* _Data excerpt_:

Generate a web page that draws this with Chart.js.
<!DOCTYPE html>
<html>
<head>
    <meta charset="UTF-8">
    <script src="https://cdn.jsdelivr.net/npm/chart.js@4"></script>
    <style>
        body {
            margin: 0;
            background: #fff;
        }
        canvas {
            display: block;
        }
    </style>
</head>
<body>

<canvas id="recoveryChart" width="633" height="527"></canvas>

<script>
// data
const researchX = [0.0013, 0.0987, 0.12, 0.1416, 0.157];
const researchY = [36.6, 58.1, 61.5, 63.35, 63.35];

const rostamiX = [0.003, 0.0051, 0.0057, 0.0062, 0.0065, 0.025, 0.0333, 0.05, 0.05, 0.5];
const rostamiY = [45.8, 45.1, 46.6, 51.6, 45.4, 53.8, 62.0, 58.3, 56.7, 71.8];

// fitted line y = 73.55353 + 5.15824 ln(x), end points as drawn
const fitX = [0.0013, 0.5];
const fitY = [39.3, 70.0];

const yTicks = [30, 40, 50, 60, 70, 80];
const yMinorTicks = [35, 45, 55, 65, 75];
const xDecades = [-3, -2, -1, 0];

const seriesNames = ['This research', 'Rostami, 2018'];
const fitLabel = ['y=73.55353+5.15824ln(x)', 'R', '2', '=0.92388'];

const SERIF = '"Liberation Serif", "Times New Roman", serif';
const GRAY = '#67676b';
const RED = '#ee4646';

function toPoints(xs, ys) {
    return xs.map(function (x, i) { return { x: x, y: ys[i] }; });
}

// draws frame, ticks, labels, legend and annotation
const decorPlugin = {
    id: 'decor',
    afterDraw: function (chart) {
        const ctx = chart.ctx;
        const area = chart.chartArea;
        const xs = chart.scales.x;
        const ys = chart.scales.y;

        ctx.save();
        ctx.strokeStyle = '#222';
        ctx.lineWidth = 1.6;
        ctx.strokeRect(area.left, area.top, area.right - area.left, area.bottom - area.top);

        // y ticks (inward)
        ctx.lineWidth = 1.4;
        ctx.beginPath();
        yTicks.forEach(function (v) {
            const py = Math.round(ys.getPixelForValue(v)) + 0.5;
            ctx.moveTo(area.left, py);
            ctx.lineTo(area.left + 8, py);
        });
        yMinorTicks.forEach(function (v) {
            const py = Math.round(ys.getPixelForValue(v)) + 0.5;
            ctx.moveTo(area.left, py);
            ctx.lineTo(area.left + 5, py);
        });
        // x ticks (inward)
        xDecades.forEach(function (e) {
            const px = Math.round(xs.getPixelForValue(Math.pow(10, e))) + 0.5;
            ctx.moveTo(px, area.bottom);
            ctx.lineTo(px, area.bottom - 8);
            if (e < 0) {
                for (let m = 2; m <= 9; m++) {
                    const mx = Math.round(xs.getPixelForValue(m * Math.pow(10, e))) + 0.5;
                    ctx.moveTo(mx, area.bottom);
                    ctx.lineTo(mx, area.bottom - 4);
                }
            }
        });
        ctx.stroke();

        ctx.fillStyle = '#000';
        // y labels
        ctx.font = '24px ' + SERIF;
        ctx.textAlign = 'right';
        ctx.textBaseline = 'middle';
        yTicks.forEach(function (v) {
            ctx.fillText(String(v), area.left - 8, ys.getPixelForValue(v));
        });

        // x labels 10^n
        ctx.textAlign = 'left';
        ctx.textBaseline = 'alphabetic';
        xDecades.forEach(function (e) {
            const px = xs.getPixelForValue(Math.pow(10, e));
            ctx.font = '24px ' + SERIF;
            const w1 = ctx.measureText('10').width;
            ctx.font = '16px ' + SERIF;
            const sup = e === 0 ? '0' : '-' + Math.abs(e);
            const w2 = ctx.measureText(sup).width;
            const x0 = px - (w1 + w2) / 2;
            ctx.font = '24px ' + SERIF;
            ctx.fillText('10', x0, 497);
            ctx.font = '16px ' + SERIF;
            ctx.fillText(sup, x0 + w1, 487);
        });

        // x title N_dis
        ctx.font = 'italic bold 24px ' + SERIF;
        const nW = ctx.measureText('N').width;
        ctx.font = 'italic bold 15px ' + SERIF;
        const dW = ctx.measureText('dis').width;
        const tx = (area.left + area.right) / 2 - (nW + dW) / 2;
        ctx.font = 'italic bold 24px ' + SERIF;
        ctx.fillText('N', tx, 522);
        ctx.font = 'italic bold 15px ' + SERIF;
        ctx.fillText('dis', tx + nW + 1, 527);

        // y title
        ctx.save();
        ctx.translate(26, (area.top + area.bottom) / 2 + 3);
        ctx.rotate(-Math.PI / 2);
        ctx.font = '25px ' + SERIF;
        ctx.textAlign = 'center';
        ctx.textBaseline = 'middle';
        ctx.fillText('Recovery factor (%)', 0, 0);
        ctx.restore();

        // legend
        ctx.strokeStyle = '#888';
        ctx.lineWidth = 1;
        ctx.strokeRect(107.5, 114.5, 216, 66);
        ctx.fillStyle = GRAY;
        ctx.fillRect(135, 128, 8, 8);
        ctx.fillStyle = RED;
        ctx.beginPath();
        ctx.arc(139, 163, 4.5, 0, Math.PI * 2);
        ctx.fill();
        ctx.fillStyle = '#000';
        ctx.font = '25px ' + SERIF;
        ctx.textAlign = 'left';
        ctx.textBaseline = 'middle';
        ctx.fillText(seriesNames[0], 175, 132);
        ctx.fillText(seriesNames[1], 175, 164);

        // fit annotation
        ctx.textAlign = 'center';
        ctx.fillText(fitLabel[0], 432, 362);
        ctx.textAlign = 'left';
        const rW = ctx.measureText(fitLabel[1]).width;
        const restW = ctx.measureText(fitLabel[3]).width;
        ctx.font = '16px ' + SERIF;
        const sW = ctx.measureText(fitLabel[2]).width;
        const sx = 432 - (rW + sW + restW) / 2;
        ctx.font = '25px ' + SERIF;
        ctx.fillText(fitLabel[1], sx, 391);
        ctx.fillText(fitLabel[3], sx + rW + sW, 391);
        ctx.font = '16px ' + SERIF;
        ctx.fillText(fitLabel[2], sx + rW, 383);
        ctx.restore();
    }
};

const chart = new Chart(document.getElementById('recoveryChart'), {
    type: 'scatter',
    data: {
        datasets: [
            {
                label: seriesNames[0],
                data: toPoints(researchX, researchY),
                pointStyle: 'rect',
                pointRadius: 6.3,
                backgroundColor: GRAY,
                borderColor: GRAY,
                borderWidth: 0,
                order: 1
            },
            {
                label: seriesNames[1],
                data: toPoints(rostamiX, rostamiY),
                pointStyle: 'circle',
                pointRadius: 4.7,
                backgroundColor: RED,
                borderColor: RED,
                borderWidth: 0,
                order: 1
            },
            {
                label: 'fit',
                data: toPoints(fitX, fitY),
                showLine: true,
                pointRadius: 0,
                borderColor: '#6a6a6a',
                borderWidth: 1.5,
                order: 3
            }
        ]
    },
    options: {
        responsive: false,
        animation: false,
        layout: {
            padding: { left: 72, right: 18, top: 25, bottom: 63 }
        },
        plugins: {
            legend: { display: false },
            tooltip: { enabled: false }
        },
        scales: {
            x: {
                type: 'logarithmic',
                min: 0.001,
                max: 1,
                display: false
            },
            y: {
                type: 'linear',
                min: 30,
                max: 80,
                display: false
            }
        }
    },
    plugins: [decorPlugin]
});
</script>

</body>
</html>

* _Prompt_:
Reproduce every line above without error.

* _Task answer_:
Generate a web page that draws this with Chart.js.
<!DOCTYPE html>
<html>
<head>
    <meta charset="UTF-8">
    <script src="https://cdn.jsdelivr.net/npm/chart.js@4"></script>
    <style>
        body {
            margin: 0;
            background: #fff;
        }
        canvas {
            display: block;
        }
    </style>
</head>
<body>

<canvas id="recoveryChart" width="633" height="527"></canvas>

<script>
// data
const researchX = [0.0013, 0.0987, 0.12, 0.1416, 0.157];
const researchY = [36.6, 58.1, 61.5, 63.35, 63.35];

const rostamiX = [0.003, 0.0051, 0.0057, 0.0062, 0.0065, 0.025, 0.0333, 0.05, 0.05, 0.5];
const rostamiY = [45.8, 45.1, 46.6, 51.6, 45.4, 53.8, 62.0, 58.3, 56.7, 71.8];

// fitted line y = 73.55353 + 5.15824 ln(x), end points as drawn
const fitX = [0.0013, 0.5];
const fitY = [39.3, 70.0];

const yTicks = [30, 40, 50, 60, 70, 80];
const yMinorTicks = [35, 45, 55, 65, 75];
const xDecades = [-3, -2, -1, 0];

const seriesNames = ['This research', 'Rostami, 2018'];
const fitLabel = ['y=73.55353+5.15824ln(x)', 'R', '2', '=0.92388'];

const SERIF = '"Liberation Serif", "Times New Roman", serif';
const GRAY = '#67676b';
const RED = '#ee4646';

function toPoints(xs, ys) {
    return xs.map(function (x, i) { return { x: x, y: ys[i] }; });
}

// draws frame, ticks, labels, legend and annotation
const decorPlugin = {
    id: 'decor',
    afterDraw: function (chart) {
        const ctx = chart.ctx;
        const area = chart.chartArea;
        const xs = chart.scales.x;
        const ys = chart.scales.y;

        ctx.save();
        ctx.strokeStyle = '#222';
        ctx.lineWidth = 1.6;
        ctx.strokeRect(area.left, area.top, area.right - area.left, area.bottom - area.top);

        // y ticks (inward)
        ctx.lineWidth = 1.4;
        ctx.beginPath();
        yTicks.forEach(function (v) {
            const py = Math.round(ys.getPixelForValue(v)) + 0.5;
            ctx.moveTo(area.left, py);
            ctx.lineTo(area.left + 8, py);
        });
        yMinorTicks.forEach(function (v) {
            const py = Math.round(ys.getPixelForValue(v)) + 0.5;
            ctx.moveTo(area.left, py);
            ctx.lineTo(area.left + 5, py);
        });
        // x ticks (inward)
        xDecades.forEach(function (e) {
            const px = Math.round(xs.getPixelForValue(Math.pow(10, e))) + 0.5;
            ctx.moveTo(px, area.bottom);
            ctx.lineTo(px, area.bottom - 8);
            if (e < 0) {
                for (let m = 2; m <= 9; m++) {
                    const mx = Math.round(xs.getPixelForValue(m * Math.pow(10, e))) + 0.5;
                    ctx.moveTo(mx, area.bottom);
                    ctx.lineTo(mx, area.bottom - 4);
                }
            }
        });
        ctx.stroke();

        ctx.fillStyle = '#000';
        // y labels
        ctx.font = '24px ' + SERIF;
        ctx.textAlign = 'right';
        ctx.textBaseline = 'middle';
        yTicks.forEach(function (v) {
            ctx.fillText(String(v), area.left - 8, ys.getPixelForValue(v));
        });

        // x labels 10^n
        ctx.textAlign = 'left';
        ctx.textBaseline = 'alphabetic';
        xDecades.forEach(function (e) {
            const px = xs.getPixelForValue(Math.pow(10, e));
            ctx.font = '24px ' + SERIF;
            const w1 = ctx.measureText('10').width;
            ctx.font = '16px ' + SERIF;
            const sup = e === 0 ? '0' : '-' + Math.abs(e);
            const w2 = ctx.measureText(sup).width;
            const x0 = px - (w1 + w2) / 2;
            ctx.font = '24px ' + SERIF;
            ctx.fillText('10', x0, 497);
            ctx.font = '16px ' + SERIF;
            ctx.fillText(sup, x0 + w1, 487);
        });

        // x title N_dis
        ctx.font = 'italic bold 24px ' + SERIF;
        const nW = ctx.measureText('N').width;
        ctx.font = 'italic bold 15px ' + SERIF;
        const dW = ctx.measureText('dis').width;
        const tx = (area.left + area.right) / 2 - (nW + dW) / 2;
        ctx.font = 'italic bold 24px ' + SERIF;
        ctx.fillText('N', tx, 522);
        ctx.font = 'italic bold 15px ' + SERIF;
        ctx.fillText('dis', tx + nW + 1, 527);

        // y title
        ctx.save();
        ctx.translate(26, (area.top + area.bottom) / 2 + 3);
        ctx.rotate(-Math.PI / 2);
        ctx.font = '25px ' + SERIF;
        ctx.textAlign = 'center';
        ctx.textBaseline = 'middle';
        ctx.fillText('Recovery factor (%)', 0, 0);
        ctx.restore();

        // legend
        ctx.strokeStyle = '#888';
        ctx.lineWidth = 1;
        ctx.strokeRect(107.5, 114.5, 216, 66);
        ctx.fillStyle = GRAY;
        ctx.fillRect(135, 128, 8, 8);
        ctx.fillStyle = RED;
        ctx.beginPath();
        ctx.arc(139, 163, 4.5, 0, Math.PI * 2);
        ctx.fill();
        ctx.fillStyle = '#000';
        ctx.font = '25px ' + SERIF;
        ctx.textAlign = 'left';
        ctx.textBaseline = 'middle';
        ctx.fillText(seriesNames[0], 175, 132);
        ctx.fillText(seriesNames[1], 175, 164);

        // fit annotation
        ctx.textAlign = 'center';
        ctx.fillText(fitLabel[0], 432, 362);
        ctx.textAlign = 'left';
        const rW = ctx.measureText(fitLabel[1]).width;
        const restW = ctx.measureText(fitLabel[3]).width;
        ctx.font = '16px ' + SERIF;
        const sW = ctx.measureText(fitLabel[2]).width;
        const sx = 432 - (rW + sW + restW) / 2;
        ctx.font = '25px ' + SERIF;
        ctx.fillText(fitLabel[1], sx, 391);
        ctx.fillText(fitLabel[3], sx + rW + sW, 391);
        ctx.font = '16px ' + SERIF;
        ctx.fillText(fitLabel[2], sx + rW, 383);
        ctx.restore();
    }
};

const chart = new Chart(document.getElementById('recoveryChart'), {
    type: 'scatter',
    data: {
        datasets: [
            {
                label: seriesNames[0],
                data: toPoints(researchX, researchY),
                pointStyle: 'rect',
                pointRadius: 6.3,
                backgroundColor: GRAY,
                borderColor: GRAY,
                borderWidth: 0,
                order: 1
            },
            {
                label: seriesNames[1],
                data: toPoints(rostamiX, rostamiY),
                pointStyle: 'circle',
                pointRadius: 4.7,
                backgroundColor: RED,
                borderColor: RED,
                borderWidth: 0,
                order: 1
            },
            {
                label: 'fit',
                data: toPoints(fitX, fitY),
                showLine: true,
                pointRadius: 0,
                borderColor: '#6a6a6a',
                borderWidth: 1.5,
                order: 3
            }
        ]
    },
    options: {
        responsive: false,
        animation: false,
        layout: {
            padding: { left: 72, right: 18, top: 25, bottom: 63 }
        },
        plugins: {
            legend: { display: false },
            tooltip: { enabled: false }
        },
        scales: {
            x: {
                type: 'logarithmic',
                min: 0.001,
                max: 1,
                display: false
            },
            y: {
                type: 'linear',
                min: 30,
                max: 80,
                display: false
            }
        }
    },
    plugins: [decorPlugin]
});
</script>

</body>
</html>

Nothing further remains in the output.